#### [GIVEN MATERIAL]

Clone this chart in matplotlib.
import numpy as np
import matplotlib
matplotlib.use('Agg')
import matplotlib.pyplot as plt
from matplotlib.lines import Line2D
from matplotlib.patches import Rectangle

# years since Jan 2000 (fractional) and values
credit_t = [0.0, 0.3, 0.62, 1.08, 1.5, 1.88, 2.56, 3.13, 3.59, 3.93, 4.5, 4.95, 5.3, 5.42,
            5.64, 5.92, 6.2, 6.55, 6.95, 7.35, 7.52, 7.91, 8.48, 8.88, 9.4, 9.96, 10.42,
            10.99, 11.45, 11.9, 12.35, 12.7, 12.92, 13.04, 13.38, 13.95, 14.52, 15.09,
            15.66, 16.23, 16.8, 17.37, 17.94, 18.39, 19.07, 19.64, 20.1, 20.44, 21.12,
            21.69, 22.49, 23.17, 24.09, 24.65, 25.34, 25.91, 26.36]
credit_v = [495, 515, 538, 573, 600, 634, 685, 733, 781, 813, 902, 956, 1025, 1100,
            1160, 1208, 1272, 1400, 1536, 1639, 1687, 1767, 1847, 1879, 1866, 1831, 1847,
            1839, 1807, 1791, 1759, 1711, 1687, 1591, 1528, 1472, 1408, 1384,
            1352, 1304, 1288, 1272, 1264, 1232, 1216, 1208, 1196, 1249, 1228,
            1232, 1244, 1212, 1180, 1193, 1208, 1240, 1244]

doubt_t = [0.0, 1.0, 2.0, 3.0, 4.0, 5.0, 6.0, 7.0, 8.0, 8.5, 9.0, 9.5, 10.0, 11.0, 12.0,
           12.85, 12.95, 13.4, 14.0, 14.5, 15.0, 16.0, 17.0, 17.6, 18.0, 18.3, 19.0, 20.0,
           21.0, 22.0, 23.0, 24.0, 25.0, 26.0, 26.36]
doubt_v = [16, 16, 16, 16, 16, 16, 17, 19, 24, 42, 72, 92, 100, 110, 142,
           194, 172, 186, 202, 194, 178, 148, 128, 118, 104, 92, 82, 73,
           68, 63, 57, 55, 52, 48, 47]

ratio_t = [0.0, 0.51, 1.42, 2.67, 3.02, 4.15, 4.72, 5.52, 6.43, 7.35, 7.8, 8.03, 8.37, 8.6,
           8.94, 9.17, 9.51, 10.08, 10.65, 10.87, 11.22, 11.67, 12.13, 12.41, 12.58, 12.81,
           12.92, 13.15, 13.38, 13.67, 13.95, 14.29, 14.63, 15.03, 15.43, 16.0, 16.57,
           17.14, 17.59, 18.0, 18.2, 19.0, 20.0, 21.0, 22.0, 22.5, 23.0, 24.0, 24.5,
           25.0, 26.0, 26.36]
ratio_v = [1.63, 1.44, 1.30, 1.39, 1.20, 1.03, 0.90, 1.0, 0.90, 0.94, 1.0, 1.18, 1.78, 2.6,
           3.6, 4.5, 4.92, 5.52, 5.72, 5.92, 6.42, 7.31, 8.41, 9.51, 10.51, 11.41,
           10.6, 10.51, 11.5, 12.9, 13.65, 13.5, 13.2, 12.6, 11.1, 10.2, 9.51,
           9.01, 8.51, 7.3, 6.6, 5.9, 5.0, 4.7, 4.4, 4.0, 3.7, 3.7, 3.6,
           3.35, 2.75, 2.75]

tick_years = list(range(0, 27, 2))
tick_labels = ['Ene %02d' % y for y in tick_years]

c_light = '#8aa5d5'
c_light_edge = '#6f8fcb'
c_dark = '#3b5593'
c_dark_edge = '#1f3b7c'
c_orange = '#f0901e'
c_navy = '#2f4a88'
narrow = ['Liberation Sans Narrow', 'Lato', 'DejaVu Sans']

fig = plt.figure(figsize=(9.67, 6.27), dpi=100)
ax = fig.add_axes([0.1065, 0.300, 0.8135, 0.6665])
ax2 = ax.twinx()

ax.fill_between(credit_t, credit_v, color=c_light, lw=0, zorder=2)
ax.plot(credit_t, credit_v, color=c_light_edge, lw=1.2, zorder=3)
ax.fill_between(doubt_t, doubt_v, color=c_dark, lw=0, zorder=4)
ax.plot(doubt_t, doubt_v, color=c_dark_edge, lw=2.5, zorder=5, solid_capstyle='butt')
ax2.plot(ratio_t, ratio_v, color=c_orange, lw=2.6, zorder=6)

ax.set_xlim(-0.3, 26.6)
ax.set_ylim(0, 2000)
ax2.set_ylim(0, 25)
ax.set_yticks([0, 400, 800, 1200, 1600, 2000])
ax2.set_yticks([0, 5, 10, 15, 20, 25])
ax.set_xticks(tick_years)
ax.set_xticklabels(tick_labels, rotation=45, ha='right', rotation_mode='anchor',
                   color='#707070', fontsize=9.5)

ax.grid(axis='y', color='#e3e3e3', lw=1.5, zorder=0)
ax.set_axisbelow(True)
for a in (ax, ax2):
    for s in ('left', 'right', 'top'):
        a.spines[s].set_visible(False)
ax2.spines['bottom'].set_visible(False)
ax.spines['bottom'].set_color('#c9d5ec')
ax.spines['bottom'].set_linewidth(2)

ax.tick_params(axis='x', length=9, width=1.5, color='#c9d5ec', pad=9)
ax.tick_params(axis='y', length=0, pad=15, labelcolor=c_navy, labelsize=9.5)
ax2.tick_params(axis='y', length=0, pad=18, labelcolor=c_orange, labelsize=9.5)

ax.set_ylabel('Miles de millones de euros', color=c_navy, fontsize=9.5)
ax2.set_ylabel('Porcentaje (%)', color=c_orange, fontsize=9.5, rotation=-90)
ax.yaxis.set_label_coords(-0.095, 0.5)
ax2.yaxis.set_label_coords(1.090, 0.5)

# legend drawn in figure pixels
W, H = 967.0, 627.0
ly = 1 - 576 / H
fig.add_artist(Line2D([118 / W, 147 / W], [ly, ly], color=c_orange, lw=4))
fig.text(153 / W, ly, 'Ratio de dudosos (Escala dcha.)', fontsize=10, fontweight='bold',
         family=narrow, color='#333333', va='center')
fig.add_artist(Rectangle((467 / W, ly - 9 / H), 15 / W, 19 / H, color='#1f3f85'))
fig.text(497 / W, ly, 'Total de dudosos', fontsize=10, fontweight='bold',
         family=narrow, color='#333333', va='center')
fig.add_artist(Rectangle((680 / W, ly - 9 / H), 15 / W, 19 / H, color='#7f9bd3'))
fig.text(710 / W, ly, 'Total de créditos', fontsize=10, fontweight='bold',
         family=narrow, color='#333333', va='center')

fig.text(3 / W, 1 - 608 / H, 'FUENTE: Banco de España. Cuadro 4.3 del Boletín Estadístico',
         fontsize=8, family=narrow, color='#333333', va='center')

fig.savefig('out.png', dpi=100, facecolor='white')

#### [AIM]
Report every line in the data above in which the word "chart" appears.

#### [THE RESPONSE]
Clone this chart in matplotlib.

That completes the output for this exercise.